The latter, stronglifts, is a personal training website specializing in showing its participants how to get stronger.  I have been reading this site from its inception where it has gone from zero to 15,000 subscribers in a year.  Its owner/blogger/manager is a Belgian named Mehdi.  Recently, he started doing personal training.  One might well ask how someone can teach weight lifting over the web.  He combines some old school and some new.  He has a forum on his website run on good ol' phpbb.  He has a paying forum within that site for his students.  In this weight lifting academy he has individual training logs for each student.  I keep diet and training logs every day or nearly so and he comments daily.  The most interesting part is that I make videos of myself as I lift and then upload them to YouTube.  I mark them private and send a share invite to him.  He watches the vids and makes suggestions.  This dance of feedback and change works for me (although he is a fierce taskmaster whom I have nicknamed Torquemada). 
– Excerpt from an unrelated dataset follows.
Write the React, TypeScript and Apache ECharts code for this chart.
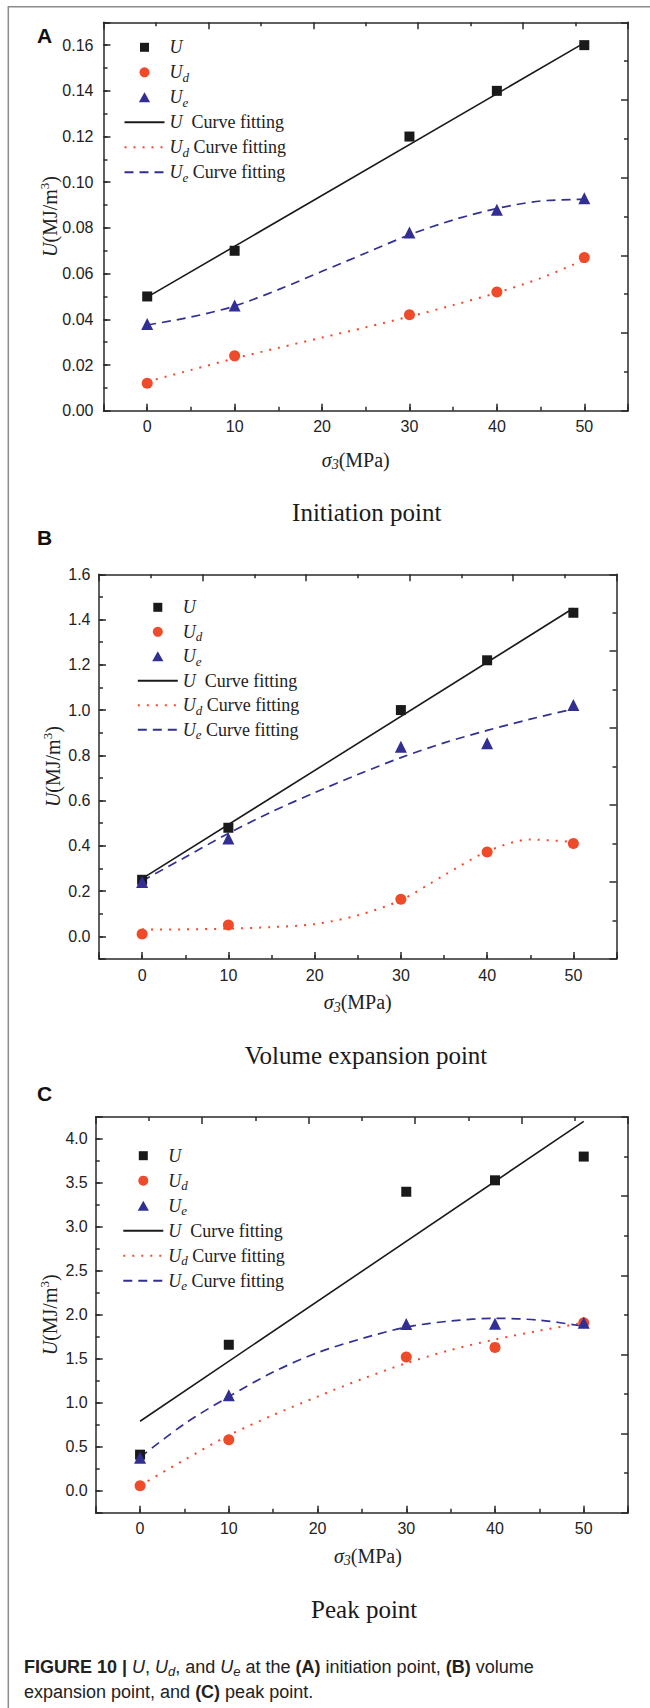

Root hog or die.  That's what one of my music acquaintences, Mojo Nixon says.  I know that this is hard.  I spent $150 on gas last week for my various vehicles.  I am going to have to learn how to reduce this burden or find other work, but I am already moving towards that change on several fronts.  What I am saying is that school can no longer afford to look like it does any more than I can tolerate 30% increases in transportation each year.     Garmston's suggestions in your post, Will, are all well and good, but I don't think most folks will tolerate the consequences that flow from it.  It's like the suggestions in the new book, Brain Rules.  We know what we ought, yet we do not.  I do believe that as our affordances change so too will the ways out.  Just like a real hog, schools will find a way, but I guarantee you that they will appear to us in ways that are unexpected, new, surprising, and perhaps both better and worse than what we now have.  Complexity is a bitch.  Get over it.